§ REQUEST
Copy each line below exactly and leave the pictures out.

========================

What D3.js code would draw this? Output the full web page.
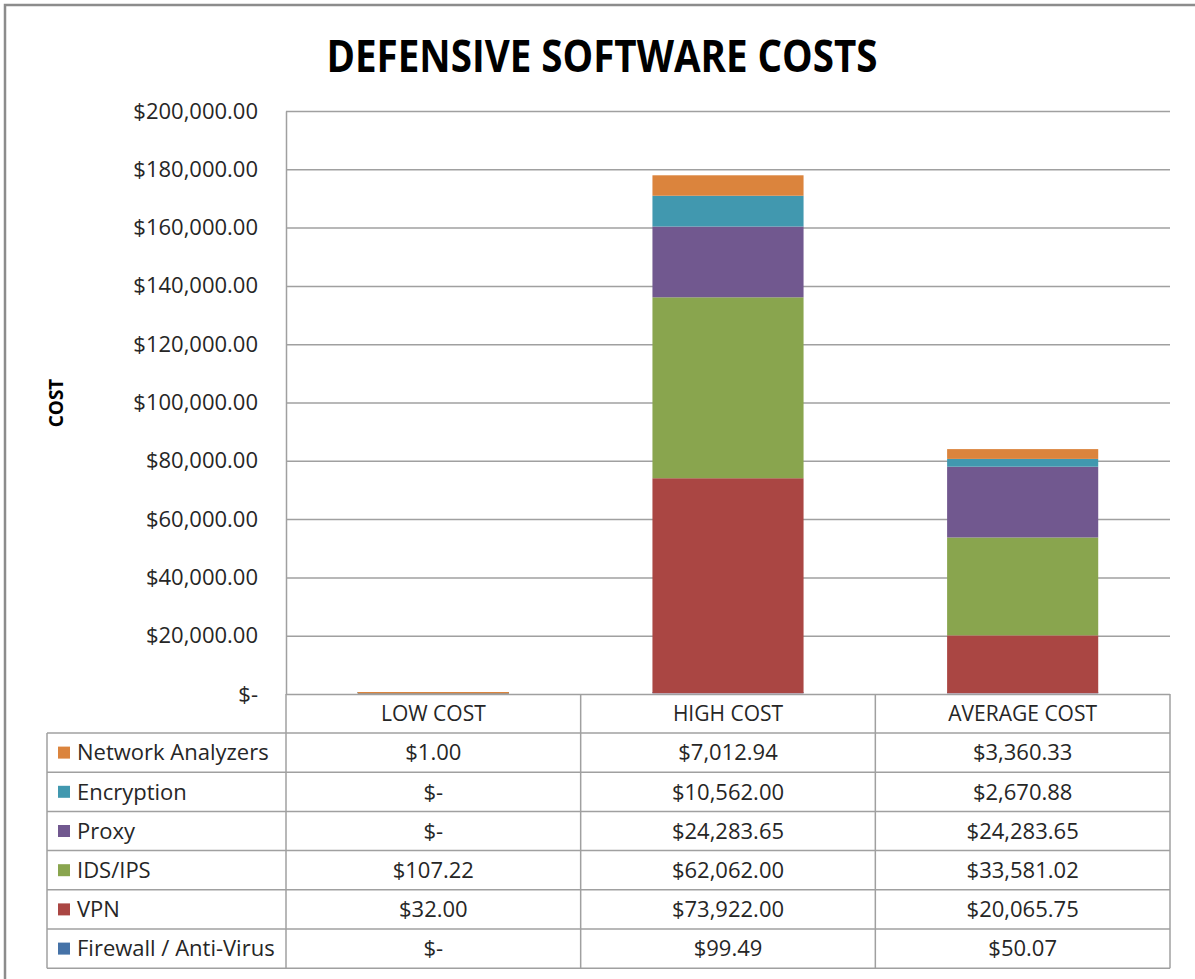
<!DOCTYPE html>
<html>
<head>
<meta charset="utf-8">
<title>Defensive Software Costs</title>
<script src="https://cdn.jsdelivr.net/npm/d3@7/dist/d3.min.js"></script>
<style>
    body { margin: 0; background: #fff; overflow: hidden; }
    #chart text { font-family: 'Open Sans', 'Noto Sans', sans-serif; fill: #262626; }
</style>
</head>
<body>
<div id="chart"></div>
<script>
    // data
    var categories = ["LOW COST", "HIGH COST", "AVERAGE COST"];
    var seriesNames = ["Firewall / Anti-Virus", "VPN", "IDS/IPS", "Proxy", "Encryption", "Network Analyzers"];
    var firewall = [0, 99.49, 50.07];
    var vpn = [32.00, 73922.00, 20065.75];
    var idsIps = [107.22, 62062.00, 33581.02];
    var proxy = [0, 24283.65, 24283.65];
    var encryption = [0, 10562.00, 2670.88];
    var networkAnalyzers = [1.00, 7012.94, 3360.33];
    var yTicks = [0, 20000, 40000, 60000, 80000, 100000, 120000, 140000, 160000, 180000, 200000];

    var seriesValues = [firewall, vpn, idsIps, proxy, encryption, networkAnalyzers];
    var colors = ["#4572A7", "#AA4643", "#89A54E", "#71588F", "#4198AF", "#DB843D"];

    var W = 1195, H = 979;
    // plot box (note: "top" is taken by window.top, so prefix everything)
    var plotL = 286, plotR = 1170, plotT = 111, plotB = 694;
    var tableLeft = 47, headerH = 39, rowH = 39.2;

    var money = function (v) { return v === 0 ? "$-" : "$" + d3.format(",.2f")(v); };

    var rows = categories.map(function (c, i) {
        var r = { cat: c };
        seriesNames.forEach(function (s, j) { r[s] = seriesValues[j][i]; });
        return r;
    });

    var svg = d3.select("#chart").append("svg").attr("width", W).attr("height", H);
    svg.append("rect").attr("width", W).attr("height", H).attr("fill", "#fff");
    svg.append("rect").attr("x", 5).attr("y", 5).attr("width", W + 20).attr("height", H + 20)
        .attr("fill", "none").attr("stroke", "#8c8c8c").attr("stroke-width", 2.5);

    var x = d3.scaleBand().domain(categories).range([plotL, plotR]);
    var y = d3.scaleLinear().domain([0, 200000]).range([plotB, plotT]);
    var barW = x.bandwidth() / 1.95;

    // title + axis title
    svg.append("text").attr("x", 602).attr("y", 72).attr("text-anchor", "middle")
        .style("font-size", "44px").style("font-weight", "bold").style("fill", "#000")
        .attr("textLength", 551).attr("lengthAdjust", "spacingAndGlyphs")
        .text("DEFENSIVE SOFTWARE COSTS");
    svg.append("text").attr("transform", "translate(63,403) rotate(-90)").attr("text-anchor", "middle")
        .style("font-size", "19px").style("font-weight", "bold").style("fill", "#000")
        .text("COST");

    // y axis with gridlines
    var yAxis = svg.append("g").attr("transform", "translate(" + plotL + ",0)")
        .call(d3.axisLeft(y).tickValues(yTicks).tickFormat(money)
            .tickSize(-(plotR - plotL)).tickSizeOuter(0).tickPadding(28));
    yAxis.selectAll("line, path").attr("stroke", "#a0a0a0").attr("stroke-width", 1.5);
    yAxis.selectAll("text").style("font-size", "22px");

    // stacked bars; Excel keeps tiny stacks visible as a ~1.5px sliver on the axis
    var stack = d3.stack().keys(seriesNames)(rows);
    svg.append("g").selectAll("g").data(stack).join("g")
        .attr("fill", function (d, i) { return colors[i]; })
        .selectAll("rect").data(function (d) { return d; }).join("rect")
        .attr("x", function (d) { return x(d.data.cat) + (x.bandwidth() - barW) / 2; })
        .attr("width", barW)
        .attr("y", function (d) { return d[1] > 0 ? Math.min(y(d[1]), plotB - 2) : y(d[1]); })
        .attr("height", function (d) {
            var top = d[1] > 0 ? Math.min(y(d[1]), plotB - 2) : y(d[1]);
            return Math.max(0, Math.min(y(d[0]), plotB - 0.75) - top);
        });

    // data table
    var tableRows = seriesNames.slice().reverse();
    var tableBottom = plotB + headerH + rowH * tableRows.length;
    var grid = svg.append("g").attr("stroke", "#a0a0a0").attr("stroke-width", 1.5);
    tableRows.concat([""]).forEach(function (s, i) {
        var yy = plotB + headerH + rowH * i;
        grid.append("line").attr("x1", tableLeft).attr("x2", plotR).attr("y1", yy).attr("y2", yy);
    });
    grid.append("line").attr("x1", tableLeft).attr("x2", tableLeft).attr("y1", plotB + headerH).attr("y2", tableBottom);
    categories.forEach(function (c) {
        grid.append("line").attr("x1", x(c)).attr("x2", x(c)).attr("y1", plotB).attr("y2", tableBottom);
    });
    grid.append("line").attr("x1", plotR).attr("x2", plotR).attr("y1", plotB).attr("y2", tableBottom);

    svg.append("g").selectAll("text").data(categories).join("text")
        .attr("x", function (c) { return x(c) + x.bandwidth() / 2; })
        .attr("y", plotB + headerH / 2).attr("dy", "0.35em").attr("text-anchor", "middle")
        .style("font-size", "21px").text(function (c) { return c; });

    var body = svg.append("g").selectAll("g").data(tableRows).join("g")
        .attr("transform", function (s, i) { return "translate(0," + (plotB + headerH + rowH * i + rowH / 2) + ")"; });
    body.append("rect").attr("x", 58).attr("y", -6).attr("width", 12).attr("height", 12)
        .attr("fill", function (s) { return colors[seriesNames.indexOf(s)]; });
    body.append("text").attr("x", 77).attr("dy", "0.35em").style("font-size", "22px").text(function (s) { return s; });
    body.selectAll("text.v").data(function (s) {
        return categories.map(function (c, i) { return { cat: c, v: seriesValues[seriesNames.indexOf(s)][i] }; });
    }).join("text").attr("class", "v")
        .attr("x", function (d) { return x(d.cat) + x.bandwidth() / 2; })
        .attr("dy", "0.35em").attr("text-anchor", "middle").style("font-size", "22px")
        .text(function (d) { return money(d.v); });
</script>
</body>
</html>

========================

§ TASK OUTPUT
What D3.js code would draw this? Output the full web page.
<!DOCTYPE html>
<html>
<head>
<meta charset="utf-8">
<title>Defensive Software Costs</title>
<script src="https://cdn.jsdelivr.net/npm/d3@7/dist/d3.min.js"></script>
<style>
    body { margin: 0; background: #fff; overflow: hidden; }
    #chart text { font-family: 'Open Sans', 'Noto Sans', sans-serif; fill: #262626; }
</style>
</head>
<body>
<div id="chart"></div>
<script>
    // data
    var categories = ["LOW COST", "HIGH COST", "AVERAGE COST"];
    var seriesNames = ["Firewall / Anti-Virus", "VPN", "IDS/IPS", "Proxy", "Encryption", "Network Analyzers"];
    var firewall = [0, 99.49, 50.07];
    var vpn = [32.00, 73922.00, 20065.75];
    var idsIps = [107.22, 62062.00, 33581.02];
    var proxy = [0, 24283.65, 24283.65];
    var encryption = [0, 10562.00, 2670.88];
    var networkAnalyzers = [1.00, 7012.94, 3360.33];
    var yTicks = [0, 20000, 40000, 60000, 80000, 100000, 120000, 140000, 160000, 180000, 200000];

    var seriesValues = [firewall, vpn, idsIps, proxy, encryption, networkAnalyzers];
    var colors = ["#4572A7", "#AA4643", "#89A54E", "#71588F", "#4198AF", "#DB843D"];

    var W = 1195, H = 979;
    // plot box (note: "top" is taken by window.top, so prefix everything)
    var plotL = 286, plotR = 1170, plotT = 111, plotB = 694;
    var tableLeft = 47, headerH = 39, rowH = 39.2;

    var money = function (v) { return v === 0 ? "$-" : "$" + d3.format(",.2f")(v); };

    var rows = categories.map(function (c, i) {
        var r = { cat: c };
        seriesNames.forEach(function (s, j) { r[s] = seriesValues[j][i]; });
        return r;
    });

    var svg = d3.select("#chart").append("svg").attr("width", W).attr("height", H);
    svg.append("rect").attr("width", W).attr("height", H).attr("fill", "#fff");
    svg.append("rect").attr("x", 5).attr("y", 5).attr("width", W + 20).attr("height", H + 20)
        .attr("fill", "none").attr("stroke", "#8c8c8c").attr("stroke-width", 2.5);

    var x = d3.scaleBand().domain(categories).range([plotL, plotR]);
    var y = d3.scaleLinear().domain([0, 200000]).range([plotB, plotT]);
    var barW = x.bandwidth() / 1.95;

    // title + axis title
    svg.append("text").attr("x", 602).attr("y", 72).attr("text-anchor", "middle")
        .style("font-size", "44px").style("font-weight", "bold").style("fill", "#000")
        .attr("textLength", 551).attr("lengthAdjust", "spacingAndGlyphs")
        .text("DEFENSIVE SOFTWARE COSTS");
    svg.append("text").attr("transform", "translate(63,403) rotate(-90)").attr("text-anchor", "middle")
        .style("font-size", "19px").style("font-weight", "bold").style("fill", "#000")
        .text("COST");

    // y axis with gridlines
    var yAxis = svg.append("g").attr("transform", "translate(" + plotL + ",0)")
        .call(d3.axisLeft(y).tickValues(yTicks).tickFormat(money)
            .tickSize(-(plotR - plotL)).tickSizeOuter(0).tickPadding(28));
    yAxis.selectAll("line, path").attr("stroke", "#a0a0a0").attr("stroke-width", 1.5);
    yAxis.selectAll("text").style("font-size", "22px");

    // stacked bars; Excel keeps tiny stacks visible as a ~1.5px sliver on the axis
    var stack = d3.stack().keys(seriesNames)(rows);
    svg.append("g").selectAll("g").data(stack).join("g")
        .attr("fill", function (d, i) { return colors[i]; })
        .selectAll("rect").data(function (d) { return d; }).join("rect")
        .attr("x", function (d) { return x(d.data.cat) + (x.bandwidth() - barW) / 2; })
        .attr("width", barW)
        .attr("y", function (d) { return d[1] > 0 ? Math.min(y(d[1]), plotB - 2) : y(d[1]); })
        .attr("height", function (d) {
            var top = d[1] > 0 ? Math.min(y(d[1]), plotB - 2) : y(d[1]);
            return Math.max(0, Math.min(y(d[0]), plotB - 0.75) - top);
        });

    // data table
    var tableRows = seriesNames.slice().reverse();
    var tableBottom = plotB + headerH + rowH * tableRows.length;
    var grid = svg.append("g").attr("stroke", "#a0a0a0").attr("stroke-width", 1.5);
    tableRows.concat([""]).forEach(function (s, i) {
        var yy = plotB + headerH + rowH * i;
        grid.append("line").attr("x1", tableLeft).attr("x2", plotR).attr("y1", yy).attr("y2", yy);
    });
    grid.append("line").attr("x1", tableLeft).attr("x2", tableLeft).attr("y1", plotB + headerH).attr("y2", tableBottom);
    categories.forEach(function (c) {
        grid.append("line").attr("x1", x(c)).attr("x2", x(c)).attr("y1", plotB).attr("y2", tableBottom);
    });
    grid.append("line").attr("x1", plotR).attr("x2", plotR).attr("y1", plotB).attr("y2", tableBottom);

    svg.append("g").selectAll("text").data(categories).join("text")
        .attr("x", function (c) { return x(c) + x.bandwidth() / 2; })
        .attr("y", plotB + headerH / 2).attr("dy", "0.35em").attr("text-anchor", "middle")
        .style("font-size", "21px").text(function (c) { return c; });

    var body = svg.append("g").selectAll("g").data(tableRows).join("g")
        .attr("transform", function (s, i) { return "translate(0," + (plotB + headerH + rowH * i + rowH / 2) + ")"; });
    body.append("rect").attr("x", 58).attr("y", -6).attr("width", 12).attr("height", 12)
        .attr("fill", function (s) { return colors[seriesNames.indexOf(s)]; });
    body.append("text").attr("x", 77).attr("dy", "0.35em").style("font-size", "22px").text(function (s) { return s; });
    body.selectAll("text.v").data(function (s) {
        return categories.map(function (c, i) { return { cat: c, v: seriesValues[seriesNames.indexOf(s)][i] }; });
    }).join("text").attr("class", "v")
        .attr("x", function (d) { return x(d.cat) + x.bandwidth() / 2; })
        .attr("dy", "0.35em").attr("text-anchor", "middle").style("font-size", "22px")
        .text(function (d) { return money(d.v); });
</script>
</body>
</html>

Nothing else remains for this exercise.